Have you ever wondered how fast the pace of change really is? Have you had time to wonder?
The old saying is “knowledge is power”. From the earliest vestiges of mankind, through the middle ages and beyond, knowledge has been used for means of control. Those in power such as monarchs, politicians, and religious purveyors all used the ability to impart and disseminate knowledge to keep their position over the masses.
The chief tool used to accomplish this was the ability to read and write. The working class were kept uneducated, and their ability to congregate and share what they knew, and to become organised suffered greatly.
However, this has changed dramatically. In this day and age reading and writing is learned by almost all in first world countries, and is not the barrier it used to be. In fact, now the problem is not that information is scarce, but that there is so much of it, and sorting through it all is time consuming, and confusing.
With so many sources of information, and the World Wide Web giving so many the ability to communicate one to one and one to many, the issue has moved from a dearth of information to an overload, with much doubt cast on the validity or otherwise of this mass of words and pictures, still and otherwise. Pictures are ‘touched up’, documents are forged, statements are made that are so difficult to verify and validate.

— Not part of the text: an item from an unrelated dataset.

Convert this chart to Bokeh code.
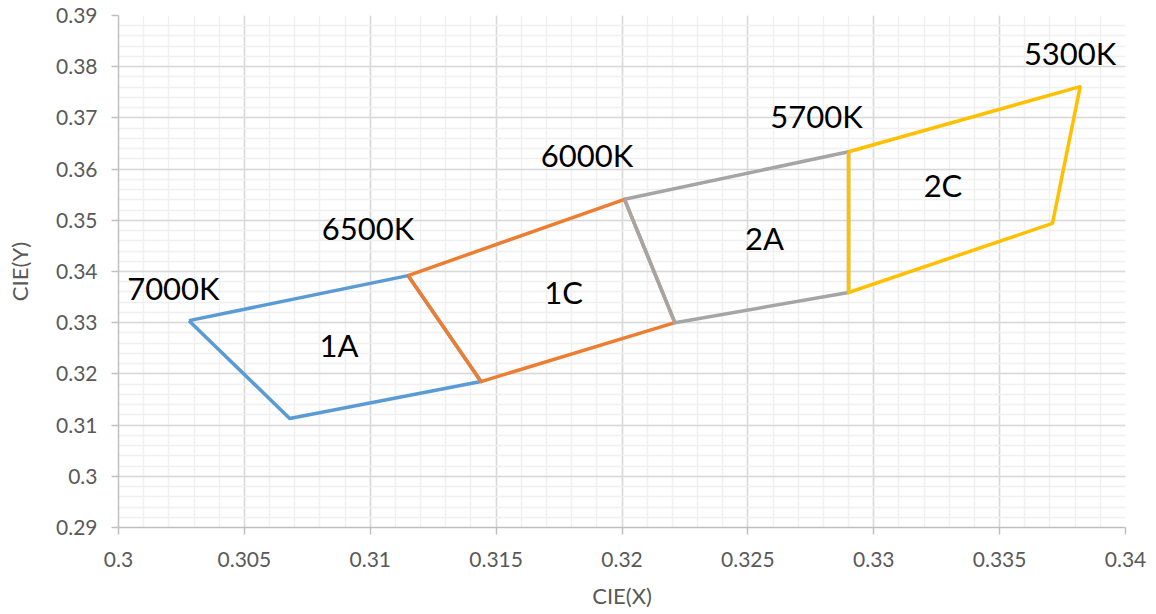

Everywhere we look today there is more information than we could ever hope to process. Whilst the numbers in the video above have been bandied about in various places, this clip packages them together neatly, and is cause for thought. How can we ever begin to know what is real, what is important, what is relevant, and when will it end?
The part that stood out for me is that half of what is learnt in the first year of a four year technical degree is outdated by year three. What figure(s) made you sit up and think?